On March 17, the House Ways and Means Subcommittee on Human Resources held a hearing, “Expanding Opportunities by Funding What Works: Using Evidence to Help Low-Income Individuals and Families Get Ahead.”

“We have solid evidence to support increased investments in programs that help families get ahead,” said Joan Entmacher, vice president for Family Economic Security, National Women’s Law Center. Ms. Entmacher noted, “I’ll just give a just few examples, focusing on programs within the jurisdiction of the Ways and Means Committee, where solid evidence calls for further investments…The EITC [Earned Income Tax Credit] has been dramatically effective in increasing work effort by single mothers. But it provides virtually no help to a childless adult working full-time in a minimum wage job. Indeed, millions of childless workers are taxed into, or deeper into, poverty by federal income and payroll taxes. By increasing the EITC for workers without qualifying children, as policy makers in both parties have proposed, Congress could reward and encourage their work.” She added, “There’s widespread agreement about the effectiveness of home visiting programs for vulnerable families. Ron Haskins [Co-Director, Center on Children and Families, Budgeting for National Priorities, Brookings Institution] highlighted home visiting as one of the programs that ‘produce solid impacts that can last for many years.’ But when the program came up for reauthorization in 2014, it was only reauthorized for a year – and that expires in just two weeks, on March 31. There’s no reason – and little time – to wait.”

“The effectiveness of federal programs is often unknown,” said David Muhlhausen, research fellow in Empirical Policy Analysis, The Heritage Foundation.

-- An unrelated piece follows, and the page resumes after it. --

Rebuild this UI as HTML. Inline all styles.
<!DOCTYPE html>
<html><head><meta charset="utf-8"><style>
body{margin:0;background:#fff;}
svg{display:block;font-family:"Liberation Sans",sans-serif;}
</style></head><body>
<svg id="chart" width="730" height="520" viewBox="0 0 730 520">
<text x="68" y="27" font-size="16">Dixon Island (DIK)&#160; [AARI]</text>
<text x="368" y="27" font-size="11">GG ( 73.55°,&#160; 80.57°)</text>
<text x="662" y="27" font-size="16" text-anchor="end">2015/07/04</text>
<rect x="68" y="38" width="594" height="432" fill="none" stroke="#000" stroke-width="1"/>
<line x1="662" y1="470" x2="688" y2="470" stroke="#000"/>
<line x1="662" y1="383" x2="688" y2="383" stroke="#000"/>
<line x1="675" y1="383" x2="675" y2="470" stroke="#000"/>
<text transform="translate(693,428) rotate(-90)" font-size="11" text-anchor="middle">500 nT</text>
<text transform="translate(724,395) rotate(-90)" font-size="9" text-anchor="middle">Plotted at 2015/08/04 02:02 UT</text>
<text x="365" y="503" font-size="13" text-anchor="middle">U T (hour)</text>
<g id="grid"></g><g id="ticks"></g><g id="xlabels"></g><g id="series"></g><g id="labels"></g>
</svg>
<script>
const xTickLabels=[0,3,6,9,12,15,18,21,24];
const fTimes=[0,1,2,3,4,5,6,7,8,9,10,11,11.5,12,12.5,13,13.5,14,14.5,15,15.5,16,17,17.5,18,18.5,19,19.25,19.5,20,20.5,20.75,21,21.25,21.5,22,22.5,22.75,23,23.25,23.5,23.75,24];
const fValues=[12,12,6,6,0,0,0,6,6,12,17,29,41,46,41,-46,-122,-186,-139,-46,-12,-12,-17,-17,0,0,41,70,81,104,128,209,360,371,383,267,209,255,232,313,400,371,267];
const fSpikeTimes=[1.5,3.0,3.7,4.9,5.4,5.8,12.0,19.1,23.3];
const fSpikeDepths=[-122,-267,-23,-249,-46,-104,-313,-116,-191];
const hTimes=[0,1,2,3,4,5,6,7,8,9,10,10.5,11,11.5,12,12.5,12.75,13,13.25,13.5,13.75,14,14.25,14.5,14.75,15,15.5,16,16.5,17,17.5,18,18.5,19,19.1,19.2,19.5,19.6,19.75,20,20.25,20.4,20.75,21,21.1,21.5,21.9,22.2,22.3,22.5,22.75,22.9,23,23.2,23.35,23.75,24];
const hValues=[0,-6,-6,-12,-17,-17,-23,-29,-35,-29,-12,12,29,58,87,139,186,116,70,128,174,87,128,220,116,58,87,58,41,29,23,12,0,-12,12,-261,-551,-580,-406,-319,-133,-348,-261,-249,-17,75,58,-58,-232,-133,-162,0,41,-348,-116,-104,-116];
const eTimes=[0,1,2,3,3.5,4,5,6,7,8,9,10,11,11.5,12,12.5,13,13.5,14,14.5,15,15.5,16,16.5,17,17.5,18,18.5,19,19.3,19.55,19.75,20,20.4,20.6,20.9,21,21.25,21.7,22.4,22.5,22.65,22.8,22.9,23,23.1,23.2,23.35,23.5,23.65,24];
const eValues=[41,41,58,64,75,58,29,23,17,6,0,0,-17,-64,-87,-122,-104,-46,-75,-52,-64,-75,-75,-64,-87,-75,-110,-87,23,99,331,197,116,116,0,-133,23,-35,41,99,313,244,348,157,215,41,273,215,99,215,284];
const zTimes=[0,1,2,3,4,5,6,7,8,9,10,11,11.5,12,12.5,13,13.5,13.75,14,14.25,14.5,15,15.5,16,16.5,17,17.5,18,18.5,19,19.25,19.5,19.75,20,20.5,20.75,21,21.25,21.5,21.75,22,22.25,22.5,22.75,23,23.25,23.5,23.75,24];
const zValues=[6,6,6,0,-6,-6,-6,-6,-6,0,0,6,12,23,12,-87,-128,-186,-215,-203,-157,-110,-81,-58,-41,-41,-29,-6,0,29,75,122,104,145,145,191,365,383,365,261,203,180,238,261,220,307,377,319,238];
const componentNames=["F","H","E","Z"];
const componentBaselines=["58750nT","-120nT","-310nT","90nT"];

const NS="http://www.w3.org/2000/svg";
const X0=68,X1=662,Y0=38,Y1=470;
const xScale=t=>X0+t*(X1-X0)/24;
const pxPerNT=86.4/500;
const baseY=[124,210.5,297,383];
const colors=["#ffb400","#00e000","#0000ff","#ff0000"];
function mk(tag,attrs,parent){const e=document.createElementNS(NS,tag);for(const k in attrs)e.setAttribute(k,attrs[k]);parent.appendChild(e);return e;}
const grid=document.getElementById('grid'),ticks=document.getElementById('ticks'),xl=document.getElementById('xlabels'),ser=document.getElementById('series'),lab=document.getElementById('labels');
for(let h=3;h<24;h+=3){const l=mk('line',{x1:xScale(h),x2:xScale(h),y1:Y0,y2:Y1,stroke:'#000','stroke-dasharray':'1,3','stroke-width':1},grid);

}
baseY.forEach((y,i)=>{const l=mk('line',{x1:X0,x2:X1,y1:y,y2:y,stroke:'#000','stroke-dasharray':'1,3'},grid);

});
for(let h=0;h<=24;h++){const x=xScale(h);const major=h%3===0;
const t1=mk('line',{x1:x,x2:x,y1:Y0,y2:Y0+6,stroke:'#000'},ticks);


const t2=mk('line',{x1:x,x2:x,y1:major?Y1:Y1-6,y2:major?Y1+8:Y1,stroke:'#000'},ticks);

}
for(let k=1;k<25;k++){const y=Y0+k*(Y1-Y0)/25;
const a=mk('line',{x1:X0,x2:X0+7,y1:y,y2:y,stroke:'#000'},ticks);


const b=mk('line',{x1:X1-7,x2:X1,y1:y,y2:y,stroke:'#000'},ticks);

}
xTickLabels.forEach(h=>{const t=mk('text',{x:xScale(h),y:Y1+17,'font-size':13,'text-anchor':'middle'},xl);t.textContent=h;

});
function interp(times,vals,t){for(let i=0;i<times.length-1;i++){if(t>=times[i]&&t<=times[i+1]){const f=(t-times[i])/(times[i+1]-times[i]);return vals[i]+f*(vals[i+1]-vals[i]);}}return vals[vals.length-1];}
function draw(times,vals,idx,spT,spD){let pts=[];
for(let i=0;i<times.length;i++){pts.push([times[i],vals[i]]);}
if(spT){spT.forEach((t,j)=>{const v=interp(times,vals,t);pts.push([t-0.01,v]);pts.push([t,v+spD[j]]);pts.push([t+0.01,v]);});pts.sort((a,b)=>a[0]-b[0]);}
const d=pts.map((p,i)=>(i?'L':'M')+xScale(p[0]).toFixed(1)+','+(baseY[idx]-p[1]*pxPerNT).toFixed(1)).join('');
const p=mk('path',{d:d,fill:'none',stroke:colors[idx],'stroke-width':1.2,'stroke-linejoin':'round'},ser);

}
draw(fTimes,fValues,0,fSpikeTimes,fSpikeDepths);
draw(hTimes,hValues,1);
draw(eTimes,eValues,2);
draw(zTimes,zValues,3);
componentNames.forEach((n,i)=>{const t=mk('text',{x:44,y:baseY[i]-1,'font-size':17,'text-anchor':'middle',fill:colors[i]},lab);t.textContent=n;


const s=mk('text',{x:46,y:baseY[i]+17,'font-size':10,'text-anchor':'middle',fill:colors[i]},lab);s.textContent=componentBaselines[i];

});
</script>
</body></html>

He continued, “Many programs operate for decades without ever undergoing thorough scientific evaluations. In Do Federal Social Programs Work?, I reviewed 20 scientifically rigorous multisite experimental evaluations of federal social programs published since 1990. Except for the welfare-to-work programs, federal social programs have been consistently found to be ineffective…Evidence-based policymaking is based upon using scientifically rigorous impact evaluations to improve policy decisions. Rigorous impact evaluations that use random assignment provide policymakers improved capability to exercise oversight of government programs and be more effective stewards of the federal purse. There is little merit in continuing programs that fail to ameliorate their targeted social problems. Programs that are unknown to work or that do not work at all do not deserve continued funding. Congress needs to take the lead in making sure that the social programs it funds are evaluated. First, when authorizing a new social program or reauthorizing an existing program, Congress should specifically mandate multisite experimental (random assignment) evaluation of the program.”